GIVEN TASK. Across the entries, how many lines have the string "React" in them? Reply with only a number.

RECORDS FOR THIS EXERCISE.
>>>>

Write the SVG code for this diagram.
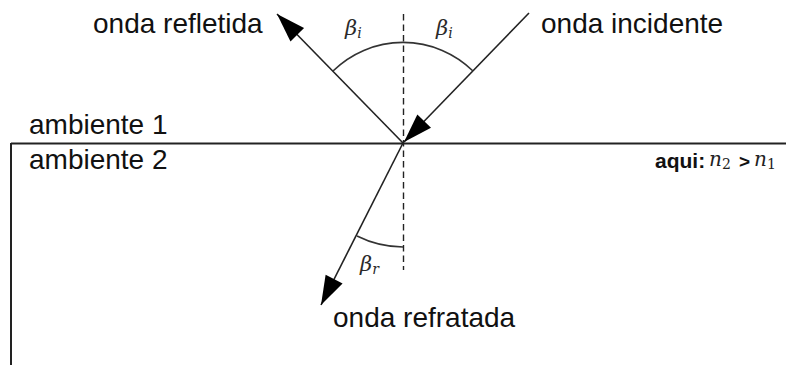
<svg xmlns="http://www.w3.org/2000/svg" width="786" height="365" viewBox="0 0 786 365">
<style>
.lbl{font-family:"Liberation Sans",Arial,sans-serif;font-size:28px;fill:#111}
.ray{stroke:#222;stroke-width:1.6;fill:none}
.arc{stroke:#333;stroke-width:1.6;fill:none}
.gr{font-family:"DejaVu Serif","Liberation Serif",serif;font-style:italic;font-size:21px;fill:#2a2a2a}
.sub{font-size:14px}
.m{font-family:"DejaVu Serif","Liberation Serif",serif;font-style:italic;font-size:20px;fill:#222}
.b{font-family:"Liberation Sans",Arial,sans-serif;font-weight:bold;fill:#111}
</style>
<defs>
<marker id="ah" viewBox="-30 -10 30 20" refX="0" refY="0" markerWidth="30" markerHeight="20" orient="auto" markerUnits="userSpaceOnUse">
<path d="M0,0 L-29,-9.5 L-29,9.5 Z" fill="#000"/>
</marker>
</defs>
<rect width="786" height="365" fill="#fff"/>
<g id="interface">
<line x1="11" y1="143.5" x2="786" y2="143.5" stroke="#222" stroke-width="2"/>
<line x1="11" y1="143" x2="11" y2="365" stroke="#222" stroke-width="2"/>
</g>
<g id="normal">
<line x1="403.5" y1="14" x2="403.5" y2="270" stroke="#222" stroke-width="1.4" stroke-dasharray="6.5 4"/>
</g>
<g id="connectors">
<line class="ray" x1="529" y1="13" x2="404" y2="142" marker-end="url(#ah)"/>
<line class="ray" x1="403" y1="143" x2="277" y2="14" marker-end="url(#ah)"/>
<line class="ray" x1="403" y1="143" x2="321" y2="305" marker-end="url(#ah)"/>
</g>
<g id="angles">
<path class="arc" d="M333,71 A100,100 0 0 1 473,71"/>
<path class="arc" d="M357,236 A104,104 0 0 0 403,247"/>
<text class="gr" x="345" y="35">β<tspan class="sub" dy="3">i</tspan></text>
<text class="gr" x="436" y="35">β<tspan class="sub" dy="3">i</tspan></text>
<text class="gr" x="360" y="271">β<tspan class="sub" dy="3">r</tspan></text>
</g>
<g id="label-refletida"><text class="lbl" x="93" y="33">onda refletida</text></g>
<g id="label-incidente"><text class="lbl" x="541" y="33">onda incidente</text></g>
<g id="label-refratada"><text class="lbl" x="333" y="327">onda refratada</text></g>
<g id="label-amb1"><text class="lbl" x="29" y="134">ambiente 1</text></g>
<g id="label-amb2"><text class="lbl" x="29" y="169">ambiente 2</text></g>
<g id="note">
<text class="b" x="655" y="168" font-size="21">aqui:</text>
<text class="m" x="709" y="166">n<tspan font-size="14" font-style="normal" dy="3">2</tspan></text>
<text class="b" x="739" y="168" font-size="19">&gt;</text>
<text class="m" x="754" y="166">n<tspan font-size="14" font-style="normal" dy="3">1</tspan></text>
</g>
</svg>
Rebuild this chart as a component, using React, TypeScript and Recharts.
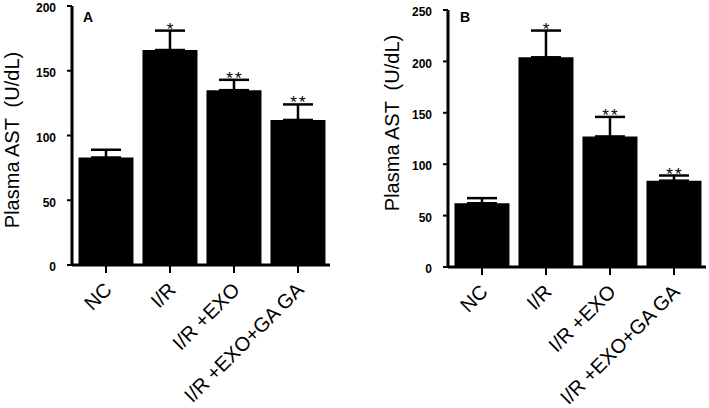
import React from 'react';
import { BarChart, Bar, XAxis, YAxis, ErrorBar } from 'recharts';

const categories = ['NC', 'I/R', 'I/R +EXO', 'I/R +EXO+GA GA'];
const astValuesA = [83, 166, 135, 112];
const astErrA = [6, 15, 8, 12];
const astValuesB = [62, 204, 127, 84];
const astErrB = [5, 26, 19, 5];
const significance = ['', '*', '**', '**'];
const ticksA = [0, 50, 100, 150, 200];
const ticksB = [0, 50, 100, 150, 200, 250];

const FONT = '"Liberation Sans", Arial, Helvetica, sans-serif';

const buildData = (vals: number[], errs: number[]) =>
  categories.map((c, i) => ({ name: c, value: vals[i], err: [0, errs[i]], sig: significance[i] }));

const dataA = buildData(astValuesA, astErrA);
const dataB = buildData(astValuesB, astErrB);

const XTick = (props: any) => {
  const { x, y, payload } = props;
  const ax = x + 7;
  const ay = y + 18;
  return (
    <text x={ax} y={ay} transform={`rotate(-45 ${ax} ${ay})`} textAnchor="end" fontSize={20} fontFamily={FONT} style={{ fill: '#000' }}>
      {payload.value}
    </text>
  );
};

const YTick = (props: any) => {
  const { x, y, payload } = props;
  return (
    <text x={x} y={y + 2} dy="0.355em" textAnchor="end" fontSize={12} fontWeight="bold" fontFamily={FONT} style={{ fill: '#000' }}>
      {payload.value}
    </text>
  );
};

const makeSigLabel = (vals: number[], errs: number[]) => (props: any) => {
  const { x, y, width, height, index } = props;
  const s = significance[index];
  if (!s) return null;
  const ppu = height / vals[index];
  const top = y - errs[index] * ppu;
  return (
    <text x={x + width / 2 + 1} y={top + 4} textAnchor="middle" fontSize={17} fontFamily={FONT} letterSpacing={2} style={{ fill: '#000', stroke: 'none' }}>
      {s}
    </text>
  );
};

const yLabel = (lx: number, ly: number) => () => (
  <text x={lx} y={ly} transform={`rotate(-90 ${lx} ${ly})`} textAnchor="middle" fontSize={20} fontFamily={FONT} style={{ whiteSpace: 'pre', fill: '#000' }}>
    {'Plasma AST  (U/dL)'}
  </text>
);

const Panel = (p: {
  data: any[]; vals: number[]; errs: number[]; ticks: number[]; max: number;
  width: number; margin: any; yWidth: number; label: any;
}) => (
  <BarChart width={p.width} height={408} data={p.data} margin={p.margin} barCategoryGap="7%">
    <XAxis
      dataKey="name"
      height={100}
      interval={0}
      tick={<XTick />}
      tickSize={8}
      tickMargin={0}
      padding={{ left: 2, right: 0 }}
      axisLine={{ stroke: '#000', strokeWidth: 3 }}
      tickLine={{ stroke: '#000', strokeWidth: 2 }}
    />
    <YAxis
      domain={[0, p.max]}
      ticks={p.ticks}
      width={p.yWidth}
      tickSize={5}
      tickMargin={11}
      interval={0}
      tick={<YTick />}
      axisLine={{ stroke: '#000', strokeWidth: 3 }}
      tickLine={{ stroke: '#000', strokeWidth: 2 }}
      label={p.label}
    />
    <Bar dataKey="value" fill="#000" isAnimationActive={false} label={makeSigLabel(p.vals, p.errs)}>
      <ErrorBar dataKey="err" width={15} stroke="#000" strokeWidth={2.5} direction="y" />
    </Bar>
  </BarChart>
);

export default function App() {
  return (
    <div style={{ position: 'absolute', left: 0, top: 0, width: 709, height: 408, background: '#fff', fontFamily: FONT }}>
      <div style={{ position: 'absolute', left: 0, top: 0 }}>
        <Panel data={dataA} vals={astValuesA} errs={astErrA} ticks={ticksA} max={200}
          width={350} margin={{ top: 6, right: 20, bottom: 43, left: 0 }} yWidth={72}
          label={{ content: yLabel(19, 140) }} />
      </div>
      <div style={{ position: 'absolute', left: 355, top: 0 }}>
        <Panel data={dataB} vals={astValuesB} errs={astErrB} ticks={ticksB} max={250}
          width={354} margin={{ top: 10, right: 3, bottom: 41, left: 0 }} yWidth={93}
          label={{ content: yLabel(44, 123) }} />
      </div>
      <div style={{ position: 'absolute', left: 83, top: 9, fontSize: 14, fontWeight: 'bold', lineHeight: '16px' }}>A</div>
      <div style={{ position: 'absolute', left: 460, top: 9, fontSize: 14, fontWeight: 'bold', lineHeight: '16px' }}>B</div>
    </div>
  );
}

<<<<

TASK RESPONSE. 2